2) один из юзеров рассказывал о своих самых ярких балетных впечатлениях и среди всего прочего назвал Эрика Бруна в роли... все твердо стоят на ногах?.. Избранницы в "Весне священной"! Теперь мне не избавиться от чудного видения: Эрик в платье и гриме (и с косами!) Избранницы из постановки Нижинского. Но вообще странно, я нигде больше не встречала информации о том, что Эрик танцевал в "Весне священной", да еще и исполнил такую необычную роль. Но... приедет Мейнерц, Мейнерц нас рассудит, он наверняка знает, где там Эрик танцевал.

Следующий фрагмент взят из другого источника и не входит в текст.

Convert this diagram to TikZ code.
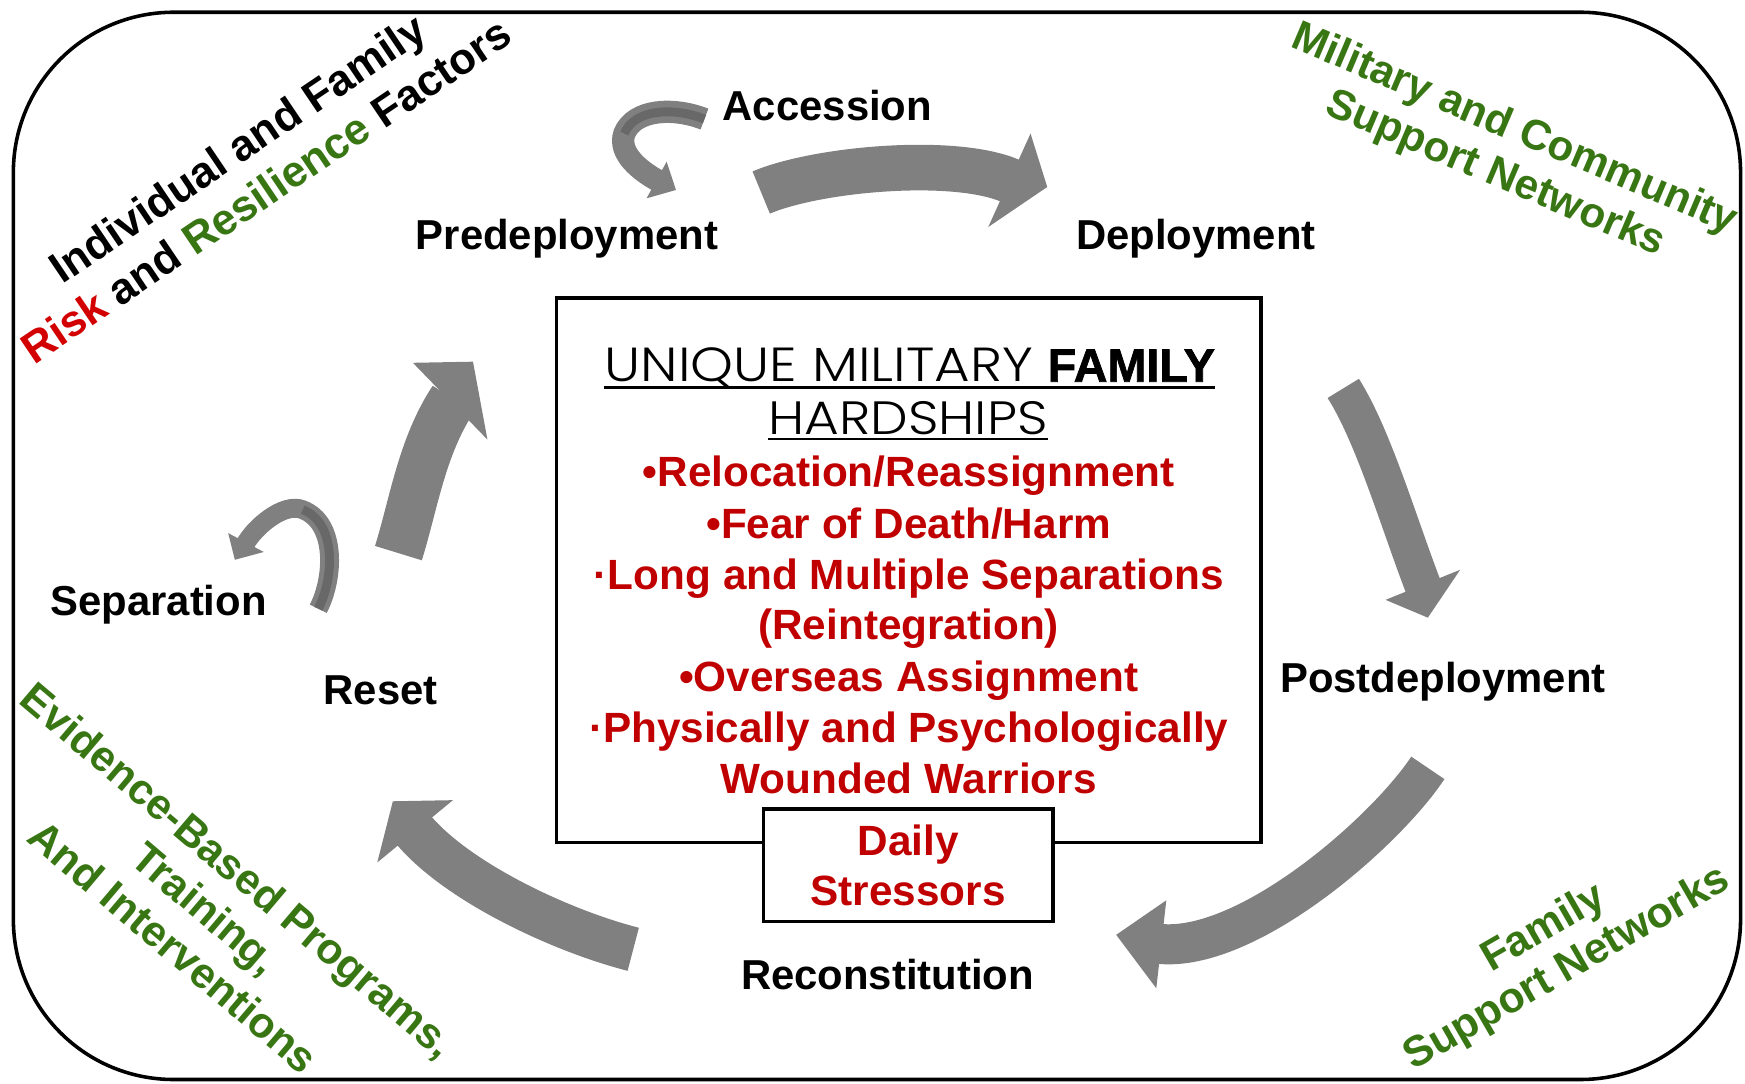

3) пара слов о "Жизели", как всегда. В 1955 году Эрик танцевал в "Жизели" АБТ с Алисией Марковой - и, как сам потом вспоминал, был поражен тем, что какой-то "единой" версии постановки в АБТ не существовало, и Маркова легко и естественно танцевала попеременно в очень разных интерпретациях "Жизели". Так, когда она танцевала с Игорем Юшкевичем, то в конце первого акта Жизель умирала на руках своей матери, а несчастный Альбрехт бросался за утешением к Батильде и склонял голову ей на плечо. Сам Готье, соавтор либретто, это придумал и прописал, но на мой взгляд - это фу какая гадость, и слава богу, что в более поздних постановках от этого, кажется, стали отказываться: пусть Жизель чаще продолжала умирать в объятиях своей матери, а не Альбрехта, но Батильда вовсе не спешила утешать Альбрехта, а отворачивалась от него и уходила (а Альбрехта утешал оруженосец). Ну вот, а когда Маркова танцевала с Бруном, то сказала ему, что предпочитает "долинскую" версию: Жизель умирает в руках Альбрехта, и тот ее обнимает, пока занавес опускается (это я видела в версии с Бессмертновой и Лавровским). Впрочем, Долин вообще играл очень влюбленного в Жизель Альбрехта.
В том же обсуждении один юзер вспомнил, как на одном представлении (я думаю, правда, это были уже шестидесятые годы) в па-де-де с цветами во втором акте Эрик прямо в прыжке ловил цветы, которые бросала ему Жизель. В фильме 1969 года он, правда, их не ловит, но пытается поймать, не дожидаясь, когда они упадут на землю (в других версиях Альбрехты обычно делают прыжок после того, как цветок падает на землю). А другой юзер вспомнил, как Долин говорил его приятелю, что в его времена все Альбрехты ловили цветы Жизели прямо в воздухе. Если танцовщик этого не делал, это был признак того, что он не в форме. Правда, я не знаю, не привирал ли бэби ради красного словца, с него бы сталось.:) Эх, хотела бы я найти "Жизель" с Марковой и Долиным, ну хоть какие-нибудь большие танцевальные отрывки. А то все, что мне пока удалось выудить на ютюбе - мимическую сцену с ромашкой. В ней, конечно, видно, что Маркова очаровательна, а у Долина красивые ноги, но мне этого мало.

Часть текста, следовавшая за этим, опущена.